How Long Are You Contagious With Influenza B: Timeline

Most people with influenza B are contagious for about eight days total: starting one day before symptoms appear and lasting five to seven days after getting sick. The most contagious window is the first three to four days after symptoms begin, especially while you have a fever. This timeline is roughly the same as influenza A, so the type of flu you have doesn’t meaningfully change how long you can spread it.

The Full Contagious Timeline

The tricky part about flu transmission is that it starts before you feel anything. You can spread the virus to others roughly 24 hours before your first symptom hits. That means during the period when you feel perfectly fine, go to work, hug your kids, and share meals, you may already be shedding virus.

Once symptoms start, you remain contagious for five to seven days. For most healthy adults, the timeline looks like this:

  • Day negative 1: No symptoms yet, but you can spread the virus
  • Days 1 through 4: Peak contagiousness, especially if you have a fever
  • Days 5 through 7: Gradually declining but still potentially infectious

Fever is a useful signal here. Infectiousness tracks closely with fever, so the days when your temperature is elevated are generally the days you’re shedding the most virus. As your fever breaks and stays down, your ability to transmit drops significantly.

Children Stay Contagious Longer

Kids tend to shed influenza B virus for longer than adults, sometimes extending well beyond the seven-day window. Young children’s immune systems take more time to clear the infection, and they also tend to shed higher amounts of virus. This is one reason flu spreads so efficiently through schools and daycare centers. If your child has influenza B, plan for a longer contagious period than you’d expect for yourself.

You Can Spread It Without Symptoms

Not everyone who catches influenza B gets noticeably sick. Some people have infections mild enough that they never realize they’re ill. These asymptomatic infections do cause detectable viral shedding and can result in transmission to others. The exact proportion of flu spread driven by people who never develop symptoms isn’t well quantified, but it happens. This is part of why flu circulates so effectively: people who feel fine can still pass it along.

Immunocompromised People Shed Virus Much Longer

If your immune system is weakened by chemotherapy, an organ transplant, or conditions that suppress immune function, you can shed influenza virus for weeks rather than days. In some documented cases, immunocompromised patients continued shedding virus from their respiratory tract for extended periods even while receiving antiviral treatment. One case involving an immunocompromised child showed viral shedding persisting roughly eight weeks after symptoms began. If you or someone in your household is immunocompromised, the standard seven-day contagious window does not apply.

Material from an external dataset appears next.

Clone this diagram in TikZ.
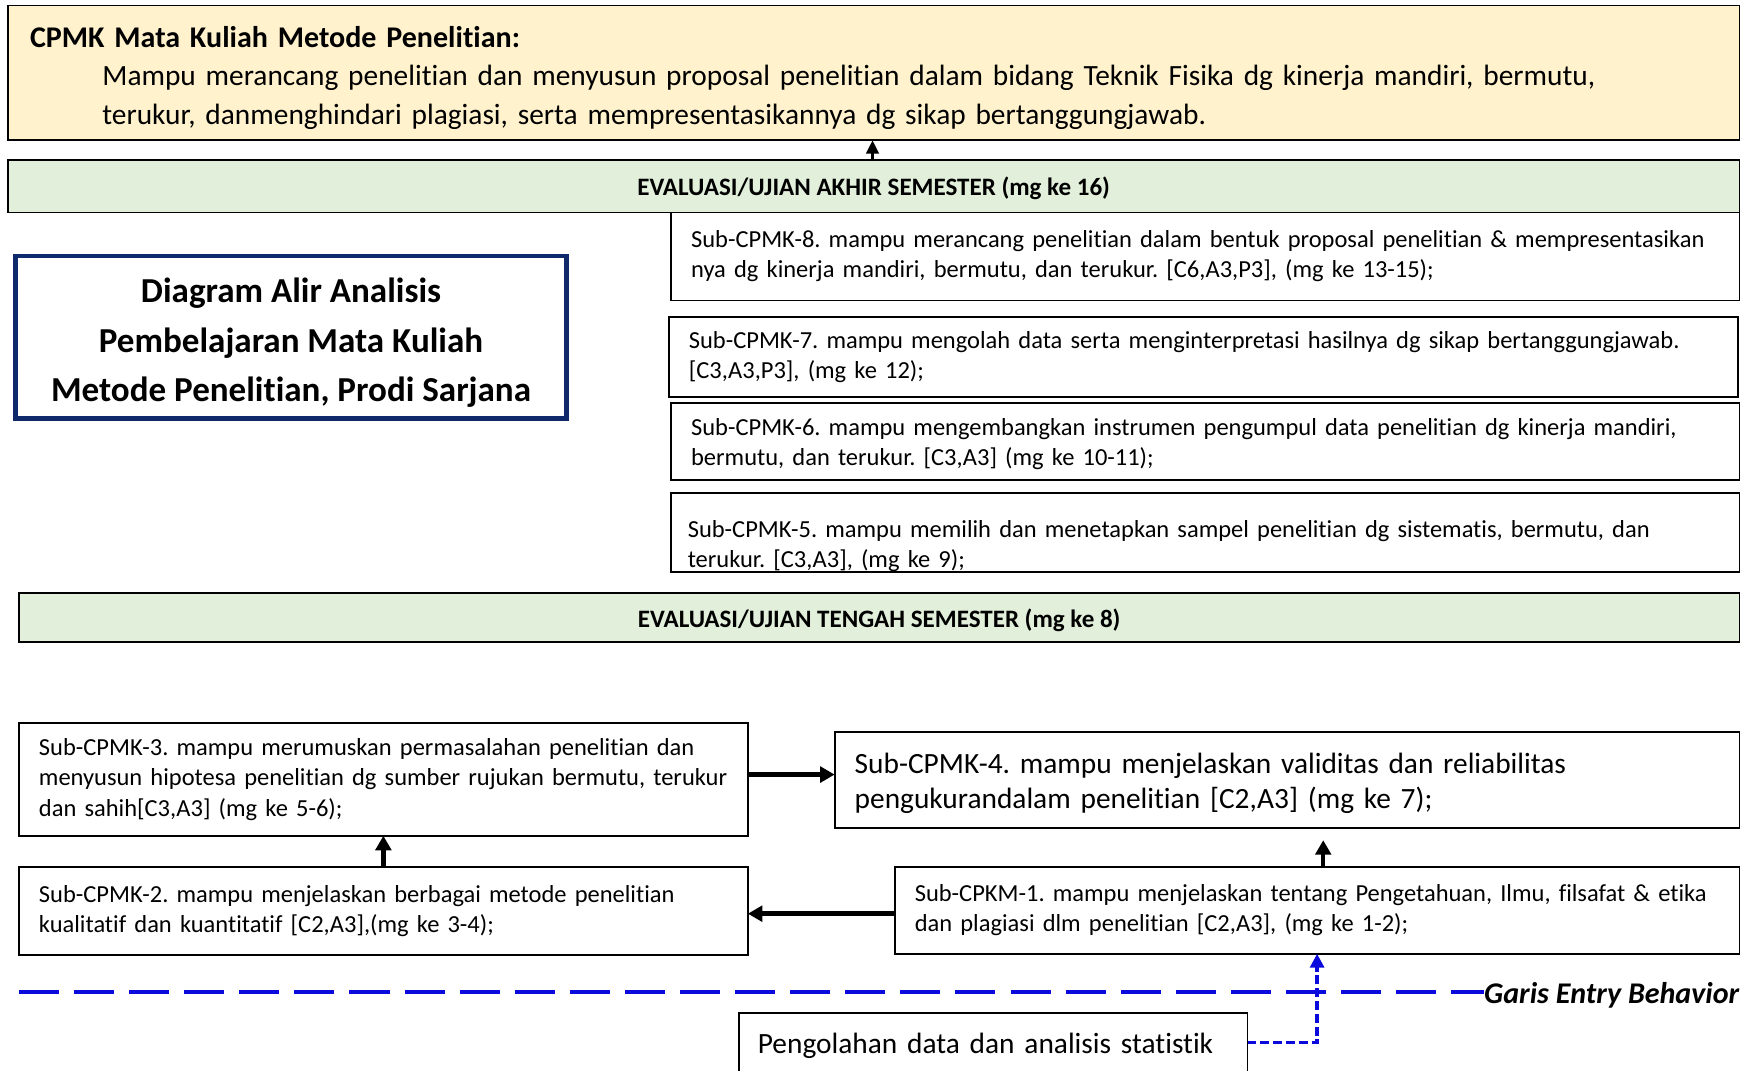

How Antivirals Affect the Timeline

Antiviral treatment can shorten the period you’re shedding virus, though the effect for influenza B is somewhat less consistent than for influenza A. In controlled studies, treatment reduced the median duration of influenza B infection from five days to about three and a half days, with a moderate reduction in total virus shed. In one study, treatment shortened the infection by a full four days and reduced overall viral output sixteenfold. However, another influenza B trial showed less clear benefit, suggesting the results can vary. The takeaway: antivirals generally help you become non-contagious sooner, but they work best when started within the first 48 hours of symptoms.

When It’s Safe to Be Around Others Again

The CDC recommends staying home until both of these are true: your symptoms are improving overall, and you’ve been fever-free for at least 24 hours without using fever-reducing medication like ibuprofen or acetaminophen. That second condition matters. If your temperature only stays normal because you’re taking medication every few hours, you’re likely still shedding enough virus to infect others.

Even after meeting both criteria, you may still be shedding small amounts of virus for another day or two. Practical steps like washing your hands frequently, covering coughs, and avoiding close contact with anyone at high risk (infants, elderly family members, pregnant women) can reduce the chance of spreading whatever virus remains. Most healthy adults who follow the 24-hour fever-free rule and are past day five of illness pose minimal risk to others.